In 2012, Syrian businessman Mohamed Dada saw an opportunity. He said he spent about $860,000 buying Turkish- and Iranian-made equipment to build four small refining plants near the Syrian border town of Tal Abyad. Earlier this year, however, Islamic State militants seized the Tal Abyad refineries, according to Mr. Dada and Ibrahim Muslem, a human-rights activist familiar with the region. Mr. Dada, who now lives in Turkey, says his equipment was moved from Tal Abyad to neighboring Tal Suluq, a town located at a major crossroad between eastern and western Syria.
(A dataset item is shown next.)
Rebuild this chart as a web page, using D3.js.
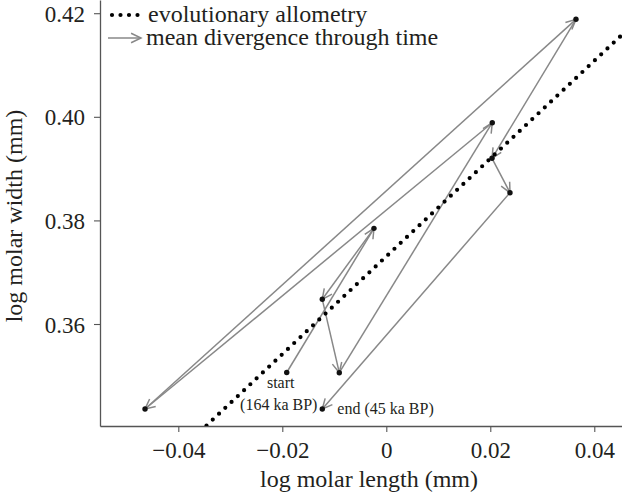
<!DOCTYPE html>
<html>
<head>
<meta charset="utf-8">
<script src="https://cdn.jsdelivr.net/npm/d3@7"></script>
<style>
  html, body { margin: 0; padding: 0; background: #fff; }
  svg { display: block; }
  text { font-family: "Liberation Serif", "Times New Roman", serif; fill: #231f20; }
</style>
</head>
<body>
<svg id="chart" width="622" height="495"></svg>
<script>
// ---- data ----
// mean log molar length / width through time, in chronological order (start -> end)
const logLength = [-0.01915, -0.00237, -0.01231, -0.00904, 0.02038, -0.04640, 0.03648, 0.02033, 0.02379, -0.01231];
const logWidth  = [ 0.35064,  0.37847,  0.36477,  0.35060, 0.39886,  0.34359, 0.41882, 0.39199, 0.38535,  0.34359];
// evolutionary allometry line: width = intercept + slope * length
const allometrySlope = 0.944;
const allometryIntercept = 0.37305;
const xTicks = [-0.04, -0.02, 0, 0.02, 0.04];
const xTickLabels = ["\u22120.04", "\u22120.02", "0", "0.02", "0.04"];
const yTicks = [0.36, 0.38, 0.40, 0.42];
const yTickLabels = ["0.36", "0.38", "0.40", "0.42"];
const legendLabels = ["evolutionary allometry", "mean divergence through time"];
const startLabel = ["start", "(164 ka BP)"];
const endLabel = "end (45 ka BP)";

// ---- layout ----
const svg = d3.select("#chart");
const mLeft = 100, mRight = 622, mTop = 0, mBottom = 426;
const x = d3.scaleLinear().domain([-0.05506, 0.04533]).range([mLeft, mRight]);
const y = d3.scaleLinear().domain([0.34031, 0.42255]).range([mBottom, mTop]);

const gray = "#888888";
const axisColor = "#555";

svg.append("defs").append("clipPath").attr("id", "plotclip")
  .append("rect").attr("x", mLeft).attr("y", mTop).attr("width", mRight - mLeft).attr("height", mBottom - mTop);

// axes
const xAxis = d3.axisBottom(x).tickValues(xTicks).tickFormat((d, i) => xTickLabels[i]).tickSize(6).tickSizeOuter(0);
const gx = svg.append("g").attr("transform", `translate(0,${mBottom})`).call(xAxis);
const yAxis = d3.axisLeft(y).tickValues(yTicks).tickFormat((d, i) => yTickLabels[i]).tickSize(6).tickSizeOuter(0);
const gy = svg.append("g").attr("transform", `translate(${mLeft},0)`).call(yAxis);
[gx, gy].forEach(g => {
  g.select(".domain").attr("stroke", axisColor).attr("stroke-width", 1.3);
  g.selectAll(".tick line").attr("stroke", axisColor).attr("stroke-width", 1.1);
  g.selectAll(".tick text").attr("fill", "#231f20")
    .style("font-family", '"Liberation Serif", "Times New Roman", serif').style("font-size", "23px");
});
gx.selectAll(".tick text").attr("dy", null).attr("y", 32);
gy.selectAll(".tick text").attr("dy", null).attr("x", -15).attr("y", 8);

// axis titles
svg.append("text").attr("x", 369).attr("y", 487).attr("text-anchor", "middle")
  .style("font-size", "24px").text("log molar length (mm)");
svg.append("text").attr("transform", "translate(22,216) rotate(-90)").attr("text-anchor", "middle")
  .style("font-size", "24px").text("log molar width (mm)");

const plot = svg.append("g").attr("clip-path", "url(#plotclip)");

// arrow helper (open V head)
function arrowHead(g, x1, y1, x2, y2, len, ang) {
  const a = Math.atan2(y2 - y1, x2 - x1);
  const p1 = [x2 - len * Math.cos(a - ang), y2 - len * Math.sin(a - ang)];
  const p2 = [x2 - len * Math.cos(a + ang), y2 - len * Math.sin(a + ang)];
  g.append("path").attr("d", `M${p1[0]},${p1[1]}L${x2},${y2}L${p2[0]},${p2[1]}`)
    .attr("fill", "none").attr("stroke", gray).attr("stroke-width", 1.5);
}

// divergence arrows
const pts = logLength.map((v, i) => [v, logWidth[i]]);
for (let i = 0; i < pts.length - 1; i++) {
  const x1 = x(pts[i][0]), y1 = y(pts[i][1]), x2 = x(pts[i + 1][0]), y2 = y(pts[i + 1][1]);
  plot.append("line").attr("x1", x1).attr("y1", y1).attr("x2", x2).attr("y2", y2)
    .attr("stroke", gray).attr("stroke-width", 1.5);
  arrowHead(plot, x1, y1, x2, y2, 11, 0.45);
}

// allometry dotted line
const xd = x.domain();
plot.append("line")
  .attr("x1", x(xd[0])).attr("y1", y(allometryIntercept + allometrySlope * xd[0]))
  .attr("x2", x(xd[1])).attr("y2", y(allometryIntercept + allometrySlope * xd[1]))
  .attr("stroke", "#000").attr("stroke-width", 4.2).attr("stroke-linecap", "round")
  .attr("stroke-dasharray", "0,8.6");

// points
plot.selectAll("circle.pt").data(pts).enter().append("circle").attr("class", "pt")
  .attr("cx", d => x(d[0])).attr("cy", d => y(d[1])).attr("r", 2.7).attr("fill", "#111");

// annotations
const s = pts[0], e = pts[pts.length - 1];
svg.append("text").attr("x", x(s[0]) - 6).attr("y", y(s[1]) + 16).attr("text-anchor", "middle")
  .style("font-size", "16px").text(startLabel[0]);
svg.append("text").attr("x", x(s[0]) - 8).attr("y", y(s[1]) + 37.5).attr("text-anchor", "middle")
  .style("font-size", "16px").text(startLabel[1]);
svg.append("text").attr("x", x(e[0]) + 15).attr("y", y(e[1]) + 4.5).attr("text-anchor", "start")
  .style("font-size", "16px").text(endLabel);

// legend
const lg = svg.append("g");
lg.append("line").attr("x1", 112).attr("x2", 138).attr("y1", 15).attr("y2", 15)
  .attr("stroke", "#000").attr("stroke-width", 4.2).attr("stroke-linecap", "round")
  .attr("stroke-dasharray", "0,8.5");
lg.append("line").attr("x1", 108).attr("x2", 141).attr("y1", 38).attr("y2", 38)
  .attr("stroke", gray).attr("stroke-width", 1.5);
arrowHead(lg, 108, 38, 141, 38, 11, 0.45);
lg.append("text").attr("x", 148).attr("y", 22).style("font-size", "24px").text(legendLabels[0]);
lg.append("text").attr("x", 146).attr("y", 45).style("font-size", "24px").text(legendLabels[1]);
</script>
</body>
</html>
Several rebel groups, including the al Qaeda affiliate Jabhat al-Nusra, held sway at different times in Tal Abyad, but Mr. Dada and other Turkish and Syrian businessmen ran the operation, he said. He didn’t pay the rebels, but promised to buy crude from some of them. He said his drivers often had to pay for access to rebel-controlled roads—anywhere from $500 to $1,000.
Mr. Dada said his plants are still operating, but they are under the direct control of Islamic State militants, based on conversations he’s had with people still working there.
Mr. Dada, who estimates that he lost about $2.5 million, including the money he sunk into the plants, pipelines, depots and five tanker trucks, said about a third of his former employees work at the new location, but the rest fled to Turkey.
Al-Hamoud Ali, also known as Abu Luqman, the Islamic State’s “emir” of Raqqa governorate, where the refineries are located, calls the shots now, said Messrs. Dada and Muslem.
“Abu Luqman decides who gets the oil,” Mr. Muslem said.
At Mr. Luqman’s discretion, smugglers pay for fuel and load it into tanker trucks. Refined products from the Akrish refinery are driven more than 200 miles to Syrian villages near the Turkish border, according to Mr. Muslem. The fuel from Mr. Dada’s operations was also being trucked to Turkey when he was in charge. Now, though, it makes its way to Islamic State-controlled parts of Iraq, including Mosul, Mr. Dada said.
In Syrian towns along the Turkish border, trucks are unloaded and some of the fuel is repackaged into smaller containers, according to the Turkish military, local residents and drivers. Some makes its way into Turkey in small, plastic jerrycans, which mules carry over a maze of roads. in largely unpatrolled hills and olive groves.
Some of the fuel is driven through legitimate border crossings, hidden on trucks or farm equipment, like tractors, that pass back and forth across the border legally. Turkish authorities have also found underground pipelines, some as long as 3 miles (4.8 kilometers), under the hilly border. In a Sept. 9 raid, the Turkish military said it confiscated fuel from a 300-yard-long underground pipeline.
Smugglers also load up rafts with diesel-filled jerrycans and float them across the Orontes river, near Hacipasa. Once across the border, it is sold by residents in the southern Turkish towns of Hatay province at local markets for discounts of as much as 30% to legitimately sourced diesel, according to drivers and Hatay residents.
According Turkish customs and Trade Ministry’s figures, the smuggled fuel and oil products Turkish authorities confiscated in raids and checks during the first six months this year already matched the total for 2013 of about 37 million kilograms (41,000 tons). While the ministry didn’t specify the country of origin of the toll, Turkish military’s public figures show most product comes from Syria.